2. Running CV's, these determine how the loco runs, adjustments such as maximum speed, starting voltage, and mid point voltage can be set with these CV's. As an example a tank loco could be set to have a low top speed so it is more contollable at shunting, while a loco that needs a lot of power to get started could have it's start voltage increased so that it starts as soon as the throttle knob is turned. You can also set up acceleration and deceleration rates so that a slowly speeds up or slows down.
3. Function CV's, these allow you to adjust how a function performs, for instance you might want a light to flash when you press a certain function button on your throttle, you can do that with these CV's.
4. Hidden CV's, these are simply CV's that will you will probably never need or want to adjust, or they could be inactive in certain decoders, or even read only CV's such as the manufacturer ID which all decoders have set in CV08.

So what is CV Readback?

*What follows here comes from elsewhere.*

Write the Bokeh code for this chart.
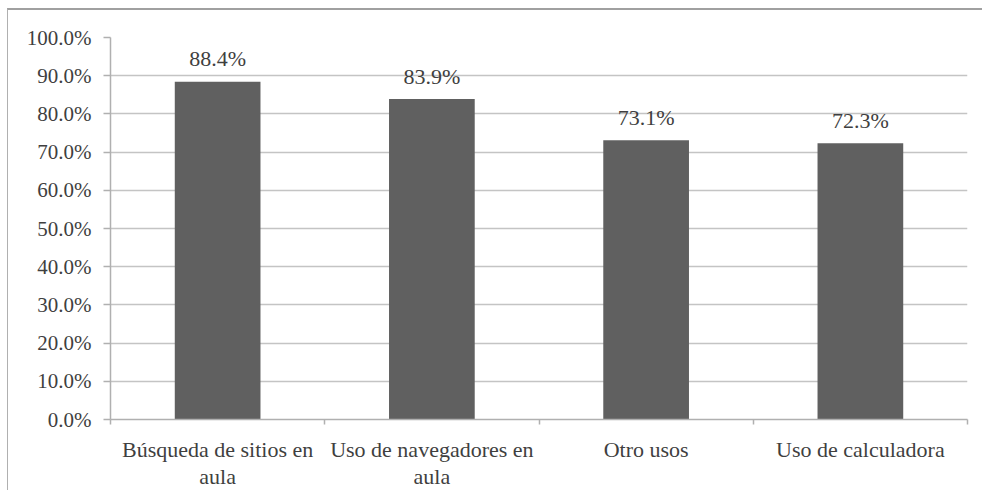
from bokeh.plotting import figure
from bokeh.models import ColumnDataSource, FixedTicker, NumeralTickFormatter, Range1d
from bokeh.core.properties import value
from bokeh.embed import file_html
from bokeh.resources import INLINE

categories = ["Búsqueda de sitios en\naula", "Uso de navegadores en\naula", "Otro usos", "Uso de calculadora"]
values = [88.4, 83.9, 73.1, 72.3]
value_labels = ["88.4%", "83.9%", "73.1%", "72.3%"]
y_ticks = [0, 10, 20, 30, 40, 50, 60, 70, 80, 90, 100]

xs = [i + 0.5 for i in range(len(categories))]
src = ColumnDataSource(dict(x=xs, top=values, lab=value_labels))

FONT = "Liberation Serif"
TXT = "#3f3f3f"
GRID = "#c4c4c4"

p = figure(width=975, height=482, output_backend="svg", toolbar_location=None,
           x_range=Range1d(0, len(categories)), y_range=Range1d(0, 100),
           min_border_left=102, min_border_right=16, min_border_top=27, min_border_bottom=68)
p.styles = {"border-left": "1px solid #b0b0b0", "border-top": "2px solid #a0a0a0",
            "margin-top": "8px", "margin-left": "7px", "box-sizing": "border-box"}
p.outline_line_color = None
p.background_fill_color = "white"
p.border_fill_color = "white"

p.vbar(x="x", top="top", width=0.40, bottom=0, source=src, fill_color="#606060", line_color=None)
p.text(x="x", y="top", text="lab", source=src, text_align="center", text_baseline="alphabetic",
       y_offset=-23, text_font=value(FONT), text_font_size="22px", text_color=TXT)

# y axis
p.yaxis.ticker = FixedTicker(ticks=y_ticks, minor_ticks=[])
p.yaxis.formatter = NumeralTickFormatter(format="0.0%")
p.yaxis.major_label_overrides = {t: f"{t:.1f}%" for t in y_ticks}
p.yaxis.axis_line_color = "#b0b0b0"
p.yaxis.axis_line_width = 1.5
p.yaxis.major_tick_line_color = "#b0b0b0"
p.yaxis.major_tick_line_width = 1.5
p.yaxis.major_tick_in = 0
p.yaxis.major_tick_out = 7
p.yaxis.minor_tick_line_color = None
p.yaxis.major_label_standoff = 12
p.yaxis.major_label_text_font = FONT
p.yaxis.major_label_text_font_size = "21px"
p.yaxis.major_label_text_color = TXT

# x axis
p.xaxis.ticker = FixedTicker(ticks=xs, minor_ticks=list(range(len(categories) + 1)))
p.xaxis.major_label_overrides = {x: c for x, c in zip(xs, categories)}
p.xaxis.axis_line_color = "#b0b0b0"
p.xaxis.axis_line_width = 1.5
p.xaxis.major_tick_line_color = None
p.xaxis.minor_tick_line_color = "#b0b0b0"
p.xaxis.minor_tick_line_width = 1.5
p.xaxis.minor_tick_in = 0
p.xaxis.minor_tick_out = 5
p.xaxis.major_label_standoff = 11
p.xaxis.major_label_text_font = FONT
p.xaxis.major_label_text_font_size = "22px"
p.xaxis.major_label_text_color = TXT
p.xaxis.major_label_text_line_height = 1.1

p.xgrid.grid_line_color = None
p.ygrid.grid_line_color = GRID
p.ygrid.grid_line_width = 1.5

open("out.html", "w").write(file_html(p, INLINE))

Well quite simply it means a system can not only set a CV value, it can also read what that CV is already set to in a decoder when the system is in programming mode.

Loco number readback is similar, except it means a system can read a decoders CV settings while the loco is running, not just while programming. This is becoming more widely known as Bi-Directional Communication, in other words the system is talking to the decoder and the decoder is talking to the system.

Auto Shuffle Train/Signal Speed Control, is wher a system can tell a train what to do automatically, without any input from the user. For instance if a signal is red, the system might tell any loco approaching that signal to slow down and stop, then when the signal turns green the system will tell that loco to gradually accelerate till it reaches it's original speed setting. Or it could tell a train that has reached the end of a branchline to stop, wait a few minutes then accelerate back in the opposite direction.